## Begin Given data

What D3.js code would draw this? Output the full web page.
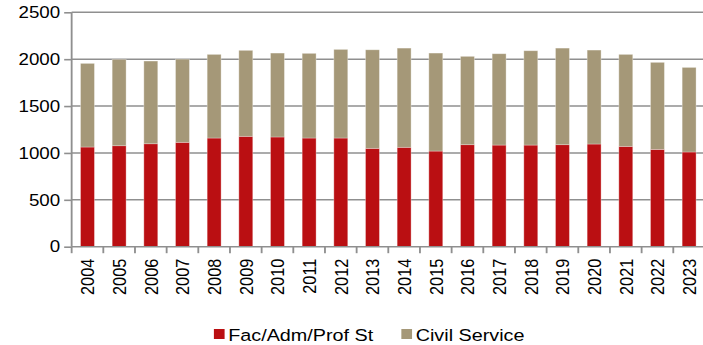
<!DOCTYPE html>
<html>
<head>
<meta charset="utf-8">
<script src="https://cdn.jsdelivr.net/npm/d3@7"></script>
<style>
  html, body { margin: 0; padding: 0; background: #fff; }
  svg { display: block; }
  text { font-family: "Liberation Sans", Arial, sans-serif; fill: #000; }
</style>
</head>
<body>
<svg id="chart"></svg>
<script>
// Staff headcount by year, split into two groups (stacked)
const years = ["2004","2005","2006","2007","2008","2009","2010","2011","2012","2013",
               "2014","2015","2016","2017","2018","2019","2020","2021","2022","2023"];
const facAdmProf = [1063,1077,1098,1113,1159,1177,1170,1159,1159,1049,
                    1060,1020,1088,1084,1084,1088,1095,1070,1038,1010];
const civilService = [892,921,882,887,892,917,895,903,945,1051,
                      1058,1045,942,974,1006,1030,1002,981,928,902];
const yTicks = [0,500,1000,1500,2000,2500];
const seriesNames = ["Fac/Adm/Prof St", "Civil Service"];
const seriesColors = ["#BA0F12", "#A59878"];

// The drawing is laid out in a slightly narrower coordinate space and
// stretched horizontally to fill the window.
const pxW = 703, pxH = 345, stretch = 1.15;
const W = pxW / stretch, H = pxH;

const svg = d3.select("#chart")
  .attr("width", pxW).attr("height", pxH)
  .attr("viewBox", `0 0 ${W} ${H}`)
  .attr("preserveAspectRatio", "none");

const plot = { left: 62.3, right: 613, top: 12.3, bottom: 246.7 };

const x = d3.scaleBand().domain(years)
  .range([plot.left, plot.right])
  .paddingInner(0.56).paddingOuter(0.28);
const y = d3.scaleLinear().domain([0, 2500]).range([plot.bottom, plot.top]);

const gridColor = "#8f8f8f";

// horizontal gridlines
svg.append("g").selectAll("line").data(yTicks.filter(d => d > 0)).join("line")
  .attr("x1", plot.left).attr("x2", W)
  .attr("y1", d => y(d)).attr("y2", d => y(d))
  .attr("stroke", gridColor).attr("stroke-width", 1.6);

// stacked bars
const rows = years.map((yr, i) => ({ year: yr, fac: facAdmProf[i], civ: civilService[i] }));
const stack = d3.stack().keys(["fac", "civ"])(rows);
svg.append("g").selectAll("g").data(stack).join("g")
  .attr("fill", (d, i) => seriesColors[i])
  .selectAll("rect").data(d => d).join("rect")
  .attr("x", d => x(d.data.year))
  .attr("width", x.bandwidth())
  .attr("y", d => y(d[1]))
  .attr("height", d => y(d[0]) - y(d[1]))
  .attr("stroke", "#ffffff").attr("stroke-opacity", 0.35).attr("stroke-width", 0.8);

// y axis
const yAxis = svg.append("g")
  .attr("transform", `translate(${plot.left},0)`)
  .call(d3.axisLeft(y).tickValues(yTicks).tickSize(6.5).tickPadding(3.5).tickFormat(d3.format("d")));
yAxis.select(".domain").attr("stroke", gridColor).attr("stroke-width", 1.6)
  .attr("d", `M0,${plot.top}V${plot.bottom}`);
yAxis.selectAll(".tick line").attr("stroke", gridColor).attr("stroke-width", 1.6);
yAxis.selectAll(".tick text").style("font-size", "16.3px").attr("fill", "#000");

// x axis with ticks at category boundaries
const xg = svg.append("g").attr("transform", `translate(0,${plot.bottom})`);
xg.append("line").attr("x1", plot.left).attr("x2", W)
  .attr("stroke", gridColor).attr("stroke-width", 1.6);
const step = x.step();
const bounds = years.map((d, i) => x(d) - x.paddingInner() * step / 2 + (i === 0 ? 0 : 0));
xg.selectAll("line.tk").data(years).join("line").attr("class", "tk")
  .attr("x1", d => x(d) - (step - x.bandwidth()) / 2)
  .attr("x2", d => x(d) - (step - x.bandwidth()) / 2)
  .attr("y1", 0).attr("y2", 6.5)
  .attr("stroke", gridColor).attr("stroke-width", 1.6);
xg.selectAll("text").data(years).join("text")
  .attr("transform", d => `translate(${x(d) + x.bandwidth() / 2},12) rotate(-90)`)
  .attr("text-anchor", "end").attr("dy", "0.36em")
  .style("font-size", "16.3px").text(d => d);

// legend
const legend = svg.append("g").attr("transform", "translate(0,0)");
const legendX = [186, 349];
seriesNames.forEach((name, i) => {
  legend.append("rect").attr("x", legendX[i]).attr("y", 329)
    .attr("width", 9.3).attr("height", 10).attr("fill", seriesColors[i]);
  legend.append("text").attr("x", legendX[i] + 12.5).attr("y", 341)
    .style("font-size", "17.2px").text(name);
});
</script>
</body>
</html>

## End Given data
## Begin Given data

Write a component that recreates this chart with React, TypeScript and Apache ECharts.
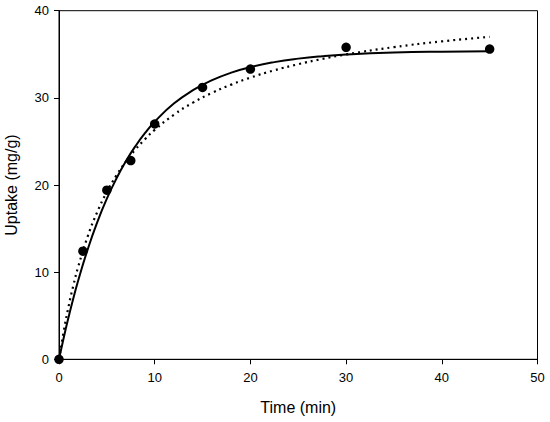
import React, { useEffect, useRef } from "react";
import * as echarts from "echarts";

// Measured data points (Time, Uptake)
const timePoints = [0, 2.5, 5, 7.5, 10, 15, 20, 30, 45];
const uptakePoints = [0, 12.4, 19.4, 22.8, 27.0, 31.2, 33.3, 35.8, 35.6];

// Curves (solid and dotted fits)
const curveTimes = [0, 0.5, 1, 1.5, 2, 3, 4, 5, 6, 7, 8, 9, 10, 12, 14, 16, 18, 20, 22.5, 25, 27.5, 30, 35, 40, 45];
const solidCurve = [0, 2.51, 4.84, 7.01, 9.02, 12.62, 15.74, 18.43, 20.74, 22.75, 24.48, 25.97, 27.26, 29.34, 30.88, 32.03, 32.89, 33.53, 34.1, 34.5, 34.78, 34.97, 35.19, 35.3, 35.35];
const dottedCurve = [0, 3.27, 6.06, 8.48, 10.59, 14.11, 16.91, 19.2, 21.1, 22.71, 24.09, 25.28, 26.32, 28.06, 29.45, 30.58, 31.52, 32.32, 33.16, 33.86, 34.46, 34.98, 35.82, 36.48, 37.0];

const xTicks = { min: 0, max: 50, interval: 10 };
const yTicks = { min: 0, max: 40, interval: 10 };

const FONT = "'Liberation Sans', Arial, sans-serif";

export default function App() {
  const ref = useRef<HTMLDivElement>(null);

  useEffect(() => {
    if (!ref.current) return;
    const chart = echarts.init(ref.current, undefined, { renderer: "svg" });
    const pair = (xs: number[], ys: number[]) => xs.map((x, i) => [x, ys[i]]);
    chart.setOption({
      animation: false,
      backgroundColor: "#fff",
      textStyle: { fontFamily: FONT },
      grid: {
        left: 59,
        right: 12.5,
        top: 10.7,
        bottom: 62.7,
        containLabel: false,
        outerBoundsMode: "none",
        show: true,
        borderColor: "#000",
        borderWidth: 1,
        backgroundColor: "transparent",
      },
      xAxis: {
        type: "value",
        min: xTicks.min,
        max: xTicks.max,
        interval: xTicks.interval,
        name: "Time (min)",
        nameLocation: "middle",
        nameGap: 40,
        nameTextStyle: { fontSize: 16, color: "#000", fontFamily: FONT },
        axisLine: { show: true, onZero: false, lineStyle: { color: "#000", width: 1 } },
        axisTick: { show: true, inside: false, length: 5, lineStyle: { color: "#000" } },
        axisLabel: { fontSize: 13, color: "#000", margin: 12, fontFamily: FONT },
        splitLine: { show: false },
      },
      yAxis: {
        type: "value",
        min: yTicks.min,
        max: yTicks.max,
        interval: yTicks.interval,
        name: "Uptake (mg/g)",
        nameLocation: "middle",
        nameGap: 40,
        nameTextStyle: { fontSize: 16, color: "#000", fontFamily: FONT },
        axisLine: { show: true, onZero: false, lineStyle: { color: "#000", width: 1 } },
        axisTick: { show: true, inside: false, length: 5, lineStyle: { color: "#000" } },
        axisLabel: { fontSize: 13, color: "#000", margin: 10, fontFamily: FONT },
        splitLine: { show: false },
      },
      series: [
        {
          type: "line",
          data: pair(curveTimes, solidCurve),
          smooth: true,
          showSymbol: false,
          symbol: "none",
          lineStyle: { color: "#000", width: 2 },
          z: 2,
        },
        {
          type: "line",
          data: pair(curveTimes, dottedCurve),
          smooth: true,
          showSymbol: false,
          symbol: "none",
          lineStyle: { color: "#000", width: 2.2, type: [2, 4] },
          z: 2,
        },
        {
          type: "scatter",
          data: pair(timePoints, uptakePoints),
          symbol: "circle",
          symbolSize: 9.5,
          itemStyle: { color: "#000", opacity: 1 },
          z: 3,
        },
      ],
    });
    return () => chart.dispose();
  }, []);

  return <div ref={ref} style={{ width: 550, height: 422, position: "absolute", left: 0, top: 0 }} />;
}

## End Given data

=== Work to complete ===
Write out, exactly and with nothing added, everything from the line with "Write a component" down to the line with "33.3, 35.8, 35.6];", both included. Drop any pictures.

=== Solution below ===
Write a component that recreates this chart with React, TypeScript and Apache ECharts.
import React, { useEffect, useRef } from "react";
import * as echarts from "echarts";

// Measured data points (Time, Uptake)
const timePoints = [0, 2.5, 5, 7.5, 10, 15, 20, 30, 45];
const uptakePoints = [0, 12.4, 19.4, 22.8, 27.0, 31.2, 33.3, 35.8, 35.6];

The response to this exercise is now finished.